1 University of Melbourne, Parkville, Vic., Australia.
2 Liver Transplant Unit, Austin Health, Heidelberg, Vic., Australia.
Calcineurin-inhibitor immunosuppressants (tacrolimus and ciclosporin) have been associated with an exposure-related increase in tumour recurrence following liver transplantation for hepatocellular carcinoma(HCC). Conversely, mechanistic target of rapamycin (mTOR) inhibitors (sirolimus and everolimus) have been suggested to reduce recurrence rates and improve survival in this patient group.
To clarify the potential benefit of mTOR-inhibitors in HCC transplant patients by comparing recurrence and survival outcomes with calcineurin-inhibitor-based immunosuppression.
A systematic review and meta-analysis was performed. The inclusion criteria were observational or interventional studies reporting the effect of early-initiated (<6 months post-transplant) mTOR-inhibitor-based immunosuppression on survival or tumour recurrence in patients transplanted with HCC, compared to a control of calcineurin-inhibitor-based therapy.

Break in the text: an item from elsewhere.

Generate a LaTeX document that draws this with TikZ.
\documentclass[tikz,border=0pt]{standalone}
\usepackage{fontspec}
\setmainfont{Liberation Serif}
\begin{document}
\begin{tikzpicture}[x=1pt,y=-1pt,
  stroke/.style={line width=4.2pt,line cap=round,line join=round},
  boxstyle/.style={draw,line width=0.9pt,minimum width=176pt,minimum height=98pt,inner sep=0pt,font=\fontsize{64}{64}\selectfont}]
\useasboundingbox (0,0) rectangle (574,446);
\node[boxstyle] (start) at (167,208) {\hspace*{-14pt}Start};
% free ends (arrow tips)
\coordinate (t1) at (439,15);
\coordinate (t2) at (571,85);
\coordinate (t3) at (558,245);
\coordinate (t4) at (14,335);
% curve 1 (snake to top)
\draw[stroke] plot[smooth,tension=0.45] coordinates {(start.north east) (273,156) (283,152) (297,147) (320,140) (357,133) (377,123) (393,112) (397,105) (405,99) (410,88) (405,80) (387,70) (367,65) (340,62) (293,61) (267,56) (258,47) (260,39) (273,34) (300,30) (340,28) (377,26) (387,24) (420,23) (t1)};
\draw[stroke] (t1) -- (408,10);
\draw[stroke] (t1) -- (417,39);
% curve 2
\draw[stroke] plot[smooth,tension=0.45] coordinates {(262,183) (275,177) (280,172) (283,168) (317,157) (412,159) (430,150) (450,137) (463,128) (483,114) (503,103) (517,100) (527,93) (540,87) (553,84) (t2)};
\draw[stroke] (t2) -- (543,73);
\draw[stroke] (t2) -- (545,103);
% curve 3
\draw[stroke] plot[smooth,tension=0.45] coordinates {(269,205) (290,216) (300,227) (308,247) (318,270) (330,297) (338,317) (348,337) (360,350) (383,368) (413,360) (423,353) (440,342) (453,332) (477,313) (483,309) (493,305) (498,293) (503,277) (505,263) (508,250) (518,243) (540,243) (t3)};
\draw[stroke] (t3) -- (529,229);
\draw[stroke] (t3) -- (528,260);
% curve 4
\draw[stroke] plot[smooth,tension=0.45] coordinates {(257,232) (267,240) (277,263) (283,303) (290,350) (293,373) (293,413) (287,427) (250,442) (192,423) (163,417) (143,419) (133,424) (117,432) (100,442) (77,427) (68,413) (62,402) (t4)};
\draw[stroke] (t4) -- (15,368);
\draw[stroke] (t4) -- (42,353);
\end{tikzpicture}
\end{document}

Meta-analysis demonstrated that compared with calcineurin-inhibitor controls, recurrence-free-survival was significantly increased with mTOR-inhibitor-based therapy at 1-year (Risk-Ratio (RR): 1.09, 95% CI: 1.01-1.18) and 3-years (RR: 1.1, 95% CI: 1.01-1.21) post-transplant, with a nonsignificant increase at 5-years (RR: 1.15, 95% CI: 0.99-1.35). Overall survival was improved at 1-year (RR: 1.07, 95% CI: 1.02-1.12), 3-years (RR: 1.1, 95% CI: 1.02-1.19), and 5-years (RR: 1.18, 95% CI: 1.08-1.29). Recurrence-rate was lower in the mTOR-inhibitor arm (RR: 0.67, 95% CI: 0.56-0.82), with no significant increase in acute rejection (RR: 1.1, 95% CI: 0.94-1.28).

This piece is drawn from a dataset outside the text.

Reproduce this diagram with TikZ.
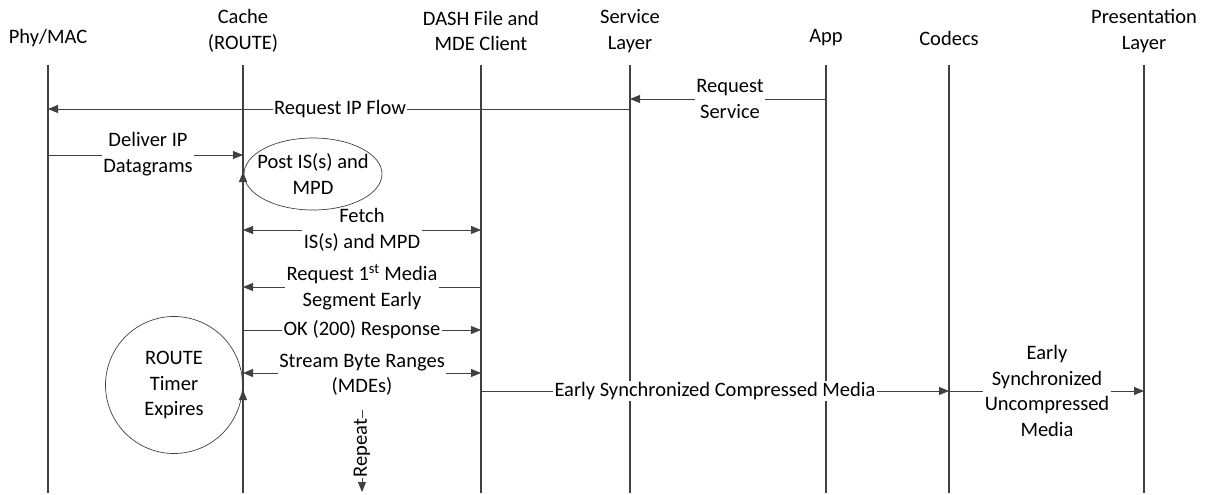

mTOR-inhibitor-based immunosuppression may be a preferable option in patients transplanted with HCC. It improves recurrence-free-survival over at least three years and reduces the recurrence rate compared with standard calcineurin-inhibitor-based therapy, with no significant increase in the rate of acute rejection. Future research should clarify the effect in higher vs lower risk cohorts.